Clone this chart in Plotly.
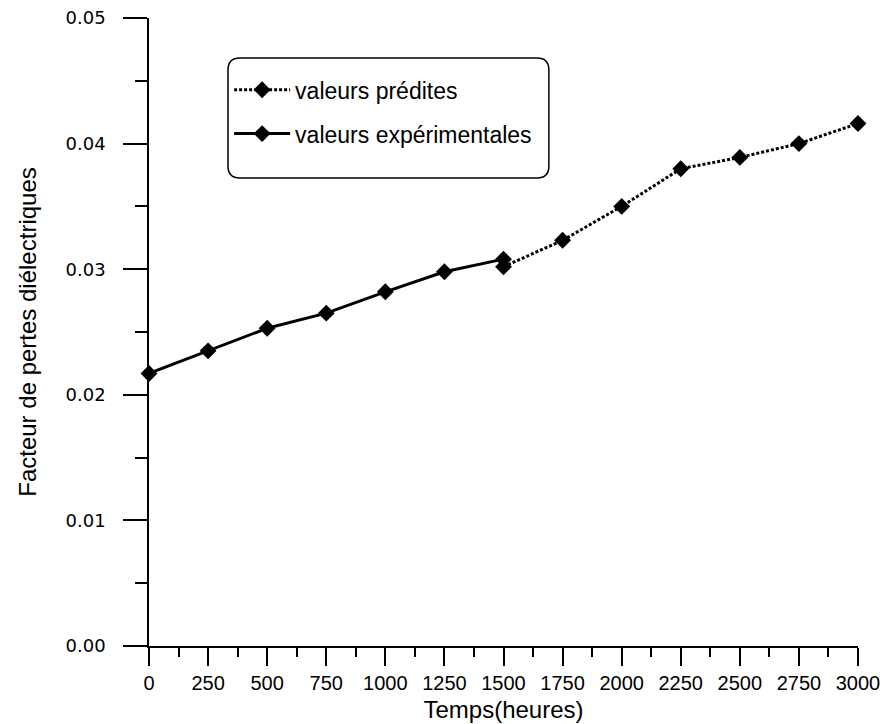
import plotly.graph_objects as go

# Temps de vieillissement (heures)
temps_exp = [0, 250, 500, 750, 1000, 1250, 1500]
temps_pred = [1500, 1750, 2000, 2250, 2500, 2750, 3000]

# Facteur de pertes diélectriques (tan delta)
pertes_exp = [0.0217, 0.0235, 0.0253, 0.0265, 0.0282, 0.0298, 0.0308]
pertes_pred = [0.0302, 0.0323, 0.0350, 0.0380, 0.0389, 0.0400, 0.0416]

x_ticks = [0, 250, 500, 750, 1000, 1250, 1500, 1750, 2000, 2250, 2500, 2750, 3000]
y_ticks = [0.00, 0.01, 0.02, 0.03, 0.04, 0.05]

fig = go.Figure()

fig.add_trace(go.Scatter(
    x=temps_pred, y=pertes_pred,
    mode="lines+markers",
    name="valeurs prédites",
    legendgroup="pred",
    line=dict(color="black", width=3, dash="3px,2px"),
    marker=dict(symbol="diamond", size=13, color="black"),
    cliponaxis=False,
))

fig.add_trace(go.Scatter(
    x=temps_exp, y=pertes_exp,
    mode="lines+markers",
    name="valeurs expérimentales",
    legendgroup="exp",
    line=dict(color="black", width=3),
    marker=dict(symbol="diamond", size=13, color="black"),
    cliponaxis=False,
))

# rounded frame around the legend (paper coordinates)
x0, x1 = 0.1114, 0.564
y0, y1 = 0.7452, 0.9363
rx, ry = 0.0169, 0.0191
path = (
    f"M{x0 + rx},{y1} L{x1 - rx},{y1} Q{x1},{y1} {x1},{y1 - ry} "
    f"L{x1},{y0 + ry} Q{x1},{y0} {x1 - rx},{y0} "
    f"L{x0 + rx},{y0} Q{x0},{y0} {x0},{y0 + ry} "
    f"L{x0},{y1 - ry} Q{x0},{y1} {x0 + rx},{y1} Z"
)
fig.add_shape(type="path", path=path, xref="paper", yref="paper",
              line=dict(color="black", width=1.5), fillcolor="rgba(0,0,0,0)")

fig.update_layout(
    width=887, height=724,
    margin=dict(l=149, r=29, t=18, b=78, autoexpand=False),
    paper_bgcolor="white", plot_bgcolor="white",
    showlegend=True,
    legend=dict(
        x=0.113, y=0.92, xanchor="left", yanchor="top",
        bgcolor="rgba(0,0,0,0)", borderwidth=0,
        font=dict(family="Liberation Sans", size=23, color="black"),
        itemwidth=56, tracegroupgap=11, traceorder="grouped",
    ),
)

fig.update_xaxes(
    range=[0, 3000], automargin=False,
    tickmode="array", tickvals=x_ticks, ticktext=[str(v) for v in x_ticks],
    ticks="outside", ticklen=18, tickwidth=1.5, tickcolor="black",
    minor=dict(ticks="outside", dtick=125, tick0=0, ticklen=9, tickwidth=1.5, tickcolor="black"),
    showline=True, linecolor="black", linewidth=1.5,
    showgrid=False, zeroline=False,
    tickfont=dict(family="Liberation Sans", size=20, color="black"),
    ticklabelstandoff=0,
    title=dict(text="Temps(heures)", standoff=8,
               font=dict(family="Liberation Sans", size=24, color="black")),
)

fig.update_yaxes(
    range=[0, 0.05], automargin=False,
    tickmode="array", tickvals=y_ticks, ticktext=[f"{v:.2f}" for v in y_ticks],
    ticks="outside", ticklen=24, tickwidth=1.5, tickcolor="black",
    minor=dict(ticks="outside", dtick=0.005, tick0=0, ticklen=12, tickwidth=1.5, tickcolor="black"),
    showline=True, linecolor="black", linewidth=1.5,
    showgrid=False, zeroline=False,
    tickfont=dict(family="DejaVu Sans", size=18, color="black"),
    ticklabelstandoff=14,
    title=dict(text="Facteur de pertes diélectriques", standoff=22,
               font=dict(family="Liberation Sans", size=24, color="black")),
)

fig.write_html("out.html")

○ ○ ○

• What to produce
The material above holds pictures; copy everything else in it exactly.

• Exercise response
Clone this chart in Plotly.
import plotly.graph_objects as go

# Temps de vieillissement (heures)
temps_exp = [0, 250, 500, 750, 1000, 1250, 1500]
temps_pred = [1500, 1750, 2000, 2250, 2500, 2750, 3000]

# Facteur de pertes diélectriques (tan delta)
pertes_exp = [0.0217, 0.0235, 0.0253, 0.0265, 0.0282, 0.0298, 0.0308]
pertes_pred = [0.0302, 0.0323, 0.0350, 0.0380, 0.0389, 0.0400, 0.0416]

x_ticks = [0, 250, 500, 750, 1000, 1250, 1500, 1750, 2000, 2250, 2500, 2750, 3000]
y_ticks = [0.00, 0.01, 0.02, 0.03, 0.04, 0.05]

fig = go.Figure()

fig.add_trace(go.Scatter(
    x=temps_pred, y=pertes_pred,
    mode="lines+markers",
    name="valeurs prédites",
    legendgroup="pred",
    line=dict(color="black", width=3, dash="3px,2px"),
    marker=dict(symbol="diamond", size=13, color="black"),
    cliponaxis=False,
))

fig.add_trace(go.Scatter(
    x=temps_exp, y=pertes_exp,
    mode="lines+markers",
    name="valeurs expérimentales",
    legendgroup="exp",
    line=dict(color="black", width=3),
    marker=dict(symbol="diamond", size=13, color="black"),
    cliponaxis=False,
))

# rounded frame around the legend (paper coordinates)
x0, x1 = 0.1114, 0.564
y0, y1 = 0.7452, 0.9363
rx, ry = 0.0169, 0.0191
path = (
    f"M{x0 + rx},{y1} L{x1 - rx},{y1} Q{x1},{y1} {x1},{y1 - ry} "
    f"L{x1},{y0 + ry} Q{x1},{y0} {x1 - rx},{y0} "
    f"L{x0 + rx},{y0} Q{x0},{y0} {x0},{y0 + ry} "
    f"L{x0},{y1 - ry} Q{x0},{y1} {x0 + rx},{y1} Z"
)
fig.add_shape(type="path", path=path, xref="paper", yref="paper",
              line=dict(color="black", width=1.5), fillcolor="rgba(0,0,0,0)")

fig.update_layout(
    width=887, height=724,
    margin=dict(l=149, r=29, t=18, b=78, autoexpand=False),
    paper_bgcolor="white", plot_bgcolor="white",
    showlegend=True,
    legend=dict(
        x=0.113, y=0.92, xanchor="left", yanchor="top",
        bgcolor="rgba(0,0,0,0)", borderwidth=0,
        font=dict(family="Liberation Sans", size=23, color="black"),
        itemwidth=56, tracegroupgap=11, traceorder="grouped",
    ),
)

fig.update_xaxes(
    range=[0, 3000], automargin=False,
    tickmode="array", tickvals=x_ticks, ticktext=[str(v) for v in x_ticks],
    ticks="outside", ticklen=18, tickwidth=1.5, tickcolor="black",
    minor=dict(ticks="outside", dtick=125, tick0=0, ticklen=9, tickwidth=1.5, tickcolor="black"),
    showline=True, linecolor="black", linewidth=1.5,
    showgrid=False, zeroline=False,
    tickfont=dict(family="Liberation Sans", size=20, color="black"),
    ticklabelstandoff=0,
    title=dict(text="Temps(heures)", standoff=8,
               font=dict(family="Liberation Sans", size=24, color="black")),
)

fig.update_yaxes(
    range=[0, 0.05], automargin=False,
    tickmode="array", tickvals=y_ticks, ticktext=[f"{v:.2f}" for v in y_ticks],
    ticks="outside", ticklen=24, tickwidth=1.5, tickcolor="black",
    minor=dict(ticks="outside", dtick=0.005, tick0=0, ticklen=12, tickwidth=1.5, tickcolor="black"),
    showline=True, linecolor="black", linewidth=1.5,
    showgrid=False, zeroline=False,
    tickfont=dict(family="DejaVu Sans", size=18, color="black"),
    ticklabelstandoff=14,
    title=dict(text="Facteur de pertes diélectriques", standoff=22,
               font=dict(family="Liberation Sans", size=24, color="black")),
)

fig.write_html("out.html")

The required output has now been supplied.